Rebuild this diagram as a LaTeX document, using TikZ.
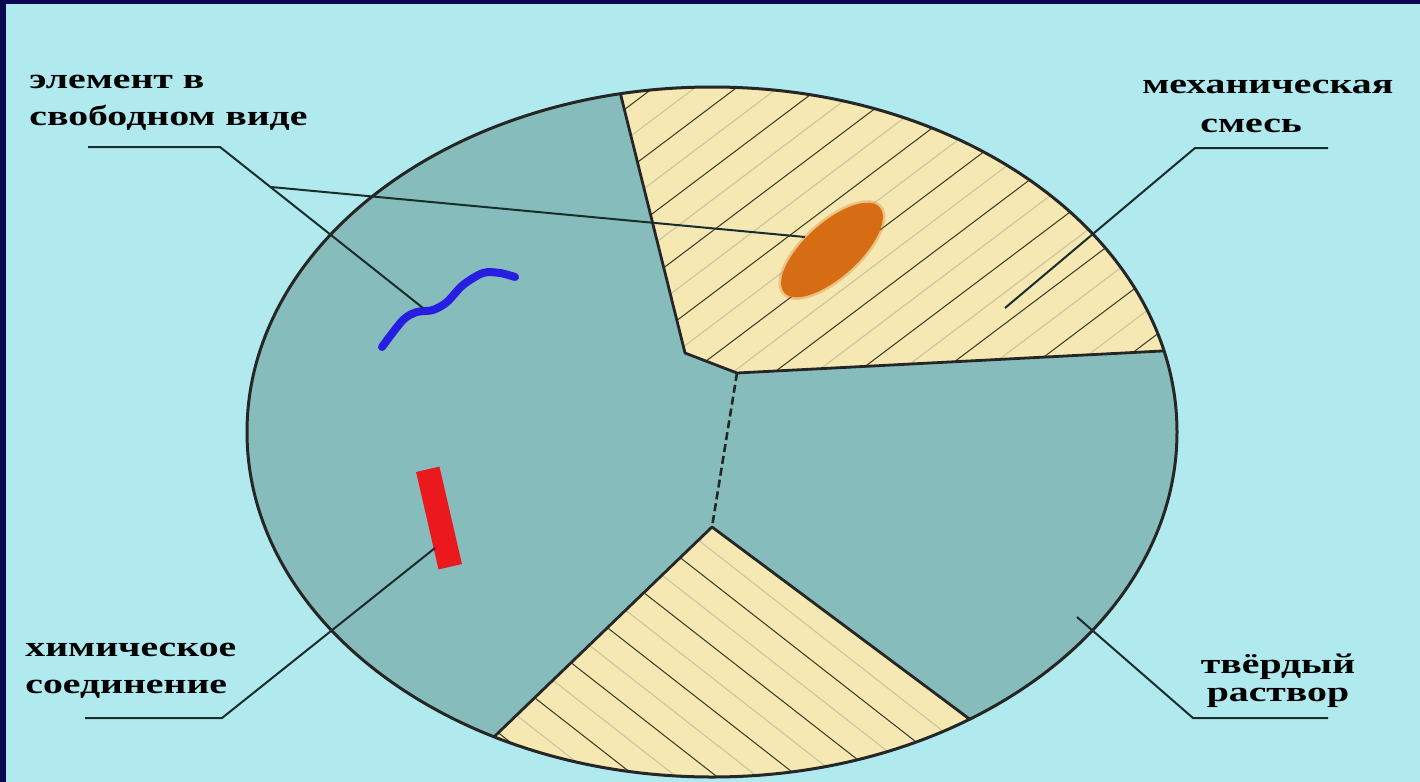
\documentclass[tikz,border=0pt]{standalone}
\usepackage{fontspec}
\newfontfamily\lblfont{Liberation Serif}[FakeStretch=1.4]
\usepackage{tikz}
\usetikzlibrary{shapes.geometric}
\definecolor{bgc}{RGB}{176,234,239}
\definecolor{navy}{RGB}{10,8,80}
\definecolor{grain}{RGB}{135,188,188}
\definecolor{cream}{RGB}{245,232,178}
\definecolor{hatchdark}{RGB}{55,55,40}
\definecolor{hatchlight}{RGB}{205,198,160}
\definecolor{leadc}{RGB}{25,45,45}
\definecolor{blobc}{RGB}{214,108,20}
\definecolor{squig}{RGB}{40,30,225}
\definecolor{barc}{RGB}{235,25,30}

\begin{document}
\begin{tikzpicture}[x=0.5pt,y=-0.5pt,
  lbl/.style={font=\lblfont\bfseries\fontsize{14.2}{18.5}\selectfont,inner sep=0pt},
  leader/.style={draw=leadc,line width=1pt},
  border/.style={draw=black!85,line width=1.4pt,line join=round},
  hatchd/.style={draw=hatchdark,line width=0.5pt},
  hatchl/.style={draw=hatchlight,line width=0.6pt}]
\useasboundingbox (0,0) rectangle (1420,782);
\fill[bgc] (0,0) rectangle (1420,782);
\fill[navy] (0,0) rectangle (1420,4);
\fill[navy] (0,0) rectangle (6,782);

\begin{scope}
\clip (712,432) ellipse [x radius=465,y radius=345];
\fill[grain] (200,50) rectangle (1220,800);
\begin{scope}
\clip (612,60)--(620,92)--(685,353)--(737,373)--(1162,351)--(1200,349)--(1200,60)--cycle;
\fill[cream] (600,50) rectangle (1220,400);
\begin{scope}[shift={(880,230)},rotate=37]
\foreach \k in {-9,...,9}{
  \draw[hatchd] (-420,\k*50)--(420,\k*50);
  \draw[hatchl] (-420,\k*50+25)--(420,\k*50+25);}
\end{scope}
\end{scope}
\begin{scope}
\clip (712,527)--(470,760)--(470,800)--(1010,800)--(995,738)--cycle;
\fill[cream] (450,500) rectangle (1020,800);
\begin{scope}[shift={(730,660)},rotate=-38]
\foreach \k in {-7,...,7}{
  \draw[hatchd] (-400,\k*50)--(400,\k*50);
  \draw[hatchl] (-400,\k*50+25)--(400,\k*50+25);}
\end{scope}
\end{scope}
\draw[border] (612,60)--(620,92)--(685,353)--(737,373)--(1162,351)--(1200,349);
\draw[border] (470,760)--(712,527)--(995,738);
\draw[border,line width=1.3pt,dash pattern=on 4pt off 2pt] (737,373)--(712,527);
\end{scope}
\draw[draw=black!85,line width=1.5pt] (712,432) ellipse [x radius=465,y radius=345];

\node[ellipse,fill=blobc,draw=blobc,draw opacity=0.3,line width=2.5pt,minimum width=64pt,minimum height=27pt,inner sep=0pt,rotate=42] (blob) at (832,250) {};
\node[fill=barc,minimum width=12pt,minimum height=50pt,inner sep=0pt,rotate=13] (bar) at (439,518) {};
\draw[draw=squig,line width=4pt,line cap=round] plot[smooth] coordinates {(382,347) (403,320) (417,312) (433,310) (447,302) (463,285) (483,273) (500,273) (515,277)};

\node[lbl,anchor=north west,align=left] (elemtxt) at (29,75) {элемент в\\свободном виде};
\node[lbl,anchor=north west,align=left,font=\lblfont\bfseries\fontsize{14.2}{19.5}\selectfont] (mixtxt) at (1142,80) {механическая\\\hspace*{29pt}смесь};
\node[lbl,anchor=north west,align=left] (chemtxt) at (25,643) {химическое\\соединение};
\node[lbl,anchor=north,align=center,font=\lblfont\bfseries\fontsize{14.2}{14}\selectfont] (soltxt) at (1278,654) {твёрдый\\раствор};

\coordinate (elemA) at (88,147);
\coordinate (elemB) at (220,147);
\coordinate (wire) at (423,308);
\coordinate (fork) at (271,187);
\coordinate (blobend) at (805,237);
\coordinate (mixA) at (1328,148);
\coordinate (mixB) at (1195,148);
\coordinate (mixend) at (1005,308);
\coordinate (chemA) at (85,718);
\coordinate (chemB) at (222,718);
\coordinate (barend) at (435,548);
\coordinate (solA) at (1328,718);
\coordinate (solB) at (1193,718);
\coordinate (solend) at (1077,617);

\draw[leader] (elemA)--(elemB)--(wire);
\draw[leader] (fork)--(blobend);
\draw[leader] (mixA)--(mixB)--(mixend);
\draw[leader] (chemA)--(chemB)--(barend);
\draw[leader] (solA)--(solB)--(solend);
\end{tikzpicture}
\end{document}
═══
Pictures are excluded; output everything else in the data verbatim.

RESULT =>
Rebuild this diagram as a LaTeX document, using TikZ.
\documentclass[tikz,border=0pt]{standalone}
\usepackage{fontspec}
\newfontfamily\lblfont{Liberation Serif}[FakeStretch=1.4]
\usepackage{tikz}
\usetikzlibrary{shapes.geometric}
\definecolor{bgc}{RGB}{176,234,239}
\definecolor{navy}{RGB}{10,8,80}
\definecolor{grain}{RGB}{135,188,188}
\definecolor{cream}{RGB}{245,232,178}
\definecolor{hatchdark}{RGB}{55,55,40}
\definecolor{hatchlight}{RGB}{205,198,160}
\definecolor{leadc}{RGB}{25,45,45}
\definecolor{blobc}{RGB}{214,108,20}
\definecolor{squig}{RGB}{40,30,225}
\definecolor{barc}{RGB}{235,25,30}

\begin{document}
\begin{tikzpicture}[x=0.5pt,y=-0.5pt,
  lbl/.style={font=\lblfont\bfseries\fontsize{14.2}{18.5}\selectfont,inner sep=0pt},
  leader/.style={draw=leadc,line width=1pt},
  border/.style={draw=black!85,line width=1.4pt,line join=round},
  hatchd/.style={draw=hatchdark,line width=0.5pt},
  hatchl/.style={draw=hatchlight,line width=0.6pt}]
\useasboundingbox (0,0) rectangle (1420,782);
\fill[bgc] (0,0) rectangle (1420,782);
\fill[navy] (0,0) rectangle (1420,4);
\fill[navy] (0,0) rectangle (6,782);

\begin{scope}
\clip (712,432) ellipse [x radius=465,y radius=345];
\fill[grain] (200,50) rectangle (1220,800);
\begin{scope}
\clip (612,60)--(620,92)--(685,353)--(737,373)--(1162,351)--(1200,349)--(1200,60)--cycle;
\fill[cream] (600,50) rectangle (1220,400);
\begin{scope}[shift={(880,230)},rotate=37]
\foreach \k in {-9,...,9}{
  \draw[hatchd] (-420,\k*50)--(420,\k*50);
  \draw[hatchl] (-420,\k*50+25)--(420,\k*50+25);}
\end{scope}
\end{scope}
\begin{scope}
\clip (712,527)--(470,760)--(470,800)--(1010,800)--(995,738)--cycle;
\fill[cream] (450,500) rectangle (1020,800);
\begin{scope}[shift={(730,660)},rotate=-38]
\foreach \k in {-7,...,7}{
  \draw[hatchd] (-400,\k*50)--(400,\k*50);
  \draw[hatchl] (-400,\k*50+25)--(400,\k*50+25);}
\end{scope}
\end{scope}
\draw[border] (612,60)--(620,92)--(685,353)--(737,373)--(1162,351)--(1200,349);
\draw[border] (470,760)--(712,527)--(995,738);
\draw[border,line width=1.3pt,dash pattern=on 4pt off 2pt] (737,373)--(712,527);
\end{scope}
\draw[draw=black!85,line width=1.5pt] (712,432) ellipse [x radius=465,y radius=345];

\node[ellipse,fill=blobc,draw=blobc,draw opacity=0.3,line width=2.5pt,minimum width=64pt,minimum height=27pt,inner sep=0pt,rotate=42] (blob) at (832,250) {};
\node[fill=barc,minimum width=12pt,minimum height=50pt,inner sep=0pt,rotate=13] (bar) at (439,518) {};
\draw[draw=squig,line width=4pt,line cap=round] plot[smooth] coordinates {(382,347) (403,320) (417,312) (433,310) (447,302) (463,285) (483,273) (500,273) (515,277)};

\node[lbl,anchor=north west,align=left] (elemtxt) at (29,75) {элемент в\\свободном виде};
\node[lbl,anchor=north west,align=left,font=\lblfont\bfseries\fontsize{14.2}{19.5}\selectfont] (mixtxt) at (1142,80) {механическая\\\hspace*{29pt}смесь};
\node[lbl,anchor=north west,align=left] (chemtxt) at (25,643) {химическое\\соединение};
\node[lbl,anchor=north,align=center,font=\lblfont\bfseries\fontsize{14.2}{14}\selectfont] (soltxt) at (1278,654) {твёрдый\\раствор};

\coordinate (elemA) at (88,147);
\coordinate (elemB) at (220,147);
\coordinate (wire) at (423,308);
\coordinate (fork) at (271,187);
\coordinate (blobend) at (805,237);
\coordinate (mixA) at (1328,148);
\coordinate (mixB) at (1195,148);
\coordinate (mixend) at (1005,308);
\coordinate (chemA) at (85,718);
\coordinate (chemB) at (222,718);
\coordinate (barend) at (435,548);
\coordinate (solA) at (1328,718);
\coordinate (solB) at (1193,718);
\coordinate (solend) at (1077,617);

\draw[leader] (elemA)--(elemB)--(wire);
\draw[leader] (fork)--(blobend);
\draw[leader] (mixA)--(mixB)--(mixend);
\draw[leader] (chemA)--(chemB)--(barend);
\draw[leader] (solA)--(solB)--(solend);
\end{tikzpicture}
\end{document}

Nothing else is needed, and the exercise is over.